Mucha gente se sorprende al saber que eres hijo de un policía. ¿Fuiste un lector voraz a pesar de eso?
–A pesar de eso hice muchas otras cosas, pero lo de leer fue también gracias a que en mi casa siempre había libros. Porque mi padre, antes de ser policía, casi fue cura, estuvo en el seminario, entonces traía esa educación muy cercana a los libros. Y le gustaba mucho la poesía, escribía sus romances y sonetos de ocasión. No pretendía ser un gran poeta, pero era un gran versificador, de esos que recitan en bodas y entierros.

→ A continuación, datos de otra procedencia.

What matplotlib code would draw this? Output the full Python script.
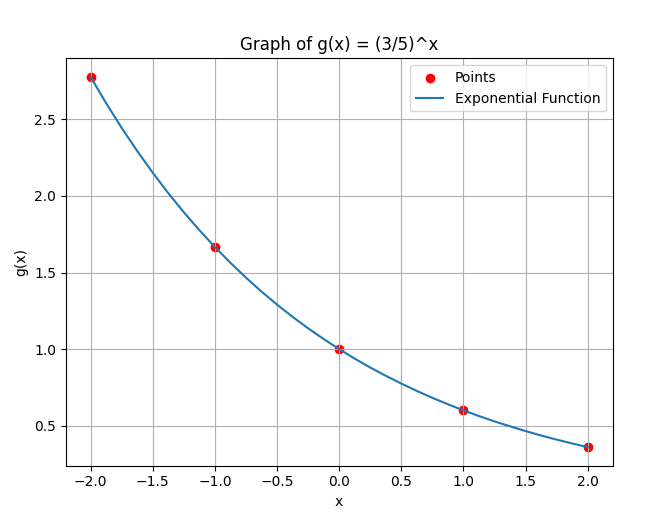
import numpy as np
import matplotlib
matplotlib.use('Agg')
import matplotlib.pyplot as plt

# points marked on the graph
x_pts = [-2, -1, 0, 1, 2]
y_pts = [2.778, 1.667, 1.0, 0.6, 0.36]

# curve values
x_curve = [-2.0, -1.875, -1.75, -1.625, -1.5, -1.375, -1.25, -1.125,
           -1.0, -0.875, -0.75, -0.625, -0.5, -0.375, -0.25, -0.125,
           0.0, 0.125, 0.25, 0.375, 0.5, 0.625, 0.75, 0.875,
           1.0, 1.125, 1.25, 1.375, 1.5, 1.625, 1.75, 1.875, 2.0]
y_curve = [2.778, 2.606, 2.445, 2.294, 2.152, 2.019, 1.894, 1.777,
           1.667, 1.564, 1.467, 1.376, 1.291, 1.211, 1.136, 1.066,
           1.0, 0.938, 0.880, 0.826, 0.775, 0.727, 0.682, 0.640,
           0.6, 0.563, 0.528, 0.496, 0.465, 0.436, 0.409, 0.384, 0.36]

fig = plt.figure(figsize=(6.65, 5.24), dpi=100)
ax = fig.add_axes([0.0988, 0.1113, 0.8225, 0.7774])

ax.scatter(x_pts, y_pts, color='red', label='Points')
ax.plot(x_curve, y_curve, label='Exponential Function')

ax.set_title('Graph of g(x) = (3/5)^x')
ax.set_xlabel('x')
ax.set_ylabel('g(x)')
ax.grid(True)
ax.legend()

fig.savefig('out.png', dpi=100)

¿Sentiste como un triunfo de tu oficio que Dylan ganara el Nobel?
–Sí. Yo amo mucho las canciones de Bob Dylan y aprendí muchísimo de él, para mí es el mayor poeta de la lengua inglesa actual. Y creo que el Nobel, a pesar de toda su solemnidad y toda su parafernalia y todo su medallerío, ante el gran público ayuda a dignificar algo que a veces ha estado tan tirado en las esquinas, como es la canción popular.

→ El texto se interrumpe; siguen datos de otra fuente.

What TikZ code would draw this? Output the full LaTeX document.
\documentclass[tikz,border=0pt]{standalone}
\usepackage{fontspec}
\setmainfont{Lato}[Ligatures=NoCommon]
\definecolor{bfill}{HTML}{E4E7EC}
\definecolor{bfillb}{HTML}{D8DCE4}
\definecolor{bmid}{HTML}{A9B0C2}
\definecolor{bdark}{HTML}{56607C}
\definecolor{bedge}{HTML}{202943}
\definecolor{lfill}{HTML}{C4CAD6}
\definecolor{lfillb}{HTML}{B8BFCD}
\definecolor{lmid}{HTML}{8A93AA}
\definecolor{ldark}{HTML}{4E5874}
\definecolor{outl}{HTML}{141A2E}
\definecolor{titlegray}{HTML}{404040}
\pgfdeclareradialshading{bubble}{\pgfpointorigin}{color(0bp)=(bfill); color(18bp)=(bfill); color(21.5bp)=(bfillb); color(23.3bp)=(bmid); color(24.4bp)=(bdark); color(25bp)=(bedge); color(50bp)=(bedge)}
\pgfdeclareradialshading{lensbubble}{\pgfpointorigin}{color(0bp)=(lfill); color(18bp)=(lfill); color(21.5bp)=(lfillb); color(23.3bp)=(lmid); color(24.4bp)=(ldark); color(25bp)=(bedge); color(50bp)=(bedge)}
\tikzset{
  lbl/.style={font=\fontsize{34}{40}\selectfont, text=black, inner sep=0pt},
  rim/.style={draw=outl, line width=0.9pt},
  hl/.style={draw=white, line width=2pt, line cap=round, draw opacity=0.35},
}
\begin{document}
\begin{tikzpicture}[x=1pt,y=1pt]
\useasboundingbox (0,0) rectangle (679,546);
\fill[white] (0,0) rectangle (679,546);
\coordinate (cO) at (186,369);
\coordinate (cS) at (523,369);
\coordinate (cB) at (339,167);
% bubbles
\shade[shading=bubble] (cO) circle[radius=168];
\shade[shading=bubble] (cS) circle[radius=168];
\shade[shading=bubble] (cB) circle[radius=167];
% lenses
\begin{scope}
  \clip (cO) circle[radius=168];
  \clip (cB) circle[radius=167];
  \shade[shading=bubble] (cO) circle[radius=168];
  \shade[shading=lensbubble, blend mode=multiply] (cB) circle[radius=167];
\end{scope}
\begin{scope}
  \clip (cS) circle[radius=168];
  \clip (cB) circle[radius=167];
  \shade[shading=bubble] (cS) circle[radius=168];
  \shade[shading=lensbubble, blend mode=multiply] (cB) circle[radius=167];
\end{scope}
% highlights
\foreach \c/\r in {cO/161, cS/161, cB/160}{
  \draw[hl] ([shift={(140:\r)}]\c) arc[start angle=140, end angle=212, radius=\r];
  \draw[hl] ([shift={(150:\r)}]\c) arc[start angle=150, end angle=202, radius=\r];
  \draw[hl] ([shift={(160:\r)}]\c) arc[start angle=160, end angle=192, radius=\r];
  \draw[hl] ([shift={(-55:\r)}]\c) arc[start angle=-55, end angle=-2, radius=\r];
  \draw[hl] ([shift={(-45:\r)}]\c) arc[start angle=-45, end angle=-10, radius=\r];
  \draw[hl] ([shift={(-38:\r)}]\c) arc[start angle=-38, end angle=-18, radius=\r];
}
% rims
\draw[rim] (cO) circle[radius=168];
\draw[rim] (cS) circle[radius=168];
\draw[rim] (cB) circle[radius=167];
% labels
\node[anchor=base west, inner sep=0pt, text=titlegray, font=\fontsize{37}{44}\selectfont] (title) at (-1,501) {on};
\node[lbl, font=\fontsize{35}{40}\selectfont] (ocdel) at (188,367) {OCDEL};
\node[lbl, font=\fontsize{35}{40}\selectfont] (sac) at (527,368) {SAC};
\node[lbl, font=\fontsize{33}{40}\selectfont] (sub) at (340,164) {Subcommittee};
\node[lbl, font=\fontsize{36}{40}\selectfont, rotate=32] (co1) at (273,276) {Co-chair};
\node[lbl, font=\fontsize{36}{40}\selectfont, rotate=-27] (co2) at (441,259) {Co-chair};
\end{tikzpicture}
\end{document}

¿Y ahora algún cantautor podría ganar el Cervantes?
–Eso no lo sé, pero desde luego no soy parte interesada porque si alguno en España puede ganarlo tendría que ser Serrat, que es el maestro de todos nosotros.
Hace algunos meses, una “musicóloga experta en género” de alguna academia española leyó una canción tuya con el diccionario y concluyó que tus letras son “machistas y peligrosas”. Te habrás enterado, se volvió viral.
–Sí, me lo han contado, pero no empleo ni medio segundo de mi vida en responder a lo que digan en las redes sociales y esos foros, donde la libertad de opinión es legislada por quienes menos la toleran y el sentido del humor debe adecuarse a quienes más atrofiado lo tienen. Es absolutamente increíble, ya no puedes hacer una broma sin entrar al índice de chistes prohibidos. Por suerte para mí, vivo en un planeta totalmente distinto, no tengo redes sociales ni teléfono móvil, así que no me veo envuelto en toda esa cantidad de odios y tonterías. Seguiré haciendo las canciones que quiera, ni pienso en autocensurarme. Y seguiré haciendo bromas de todo tipo.
Suena paradójico que la gente, a medida que se valora más a sí misma, más fácil se está ofendiendo.
–Eso es culpa de la autoestima, que se ha puesto tan de moda y está haciendo un gran daño. La gente verdaderamente sabia que yo conozco no tiene la menor autoestima, no va por la vida diciendo “yo soy como soy” o “tú tienes que ser tú”. Pero ahora que todo el mundo tiene un altavoz, a los idiotas los reconoces por su autoestima. Mientras más idiotas, mayor autoestima tienen. A mí, que dudo de todo, empezando por mí mismo, me cuesta mucho entender que haya esas colas en los grandes almacenes para comprar un kilo de autoestima todos los días. ¡Cuando es tan fácil quererse por lo poco que uno vale!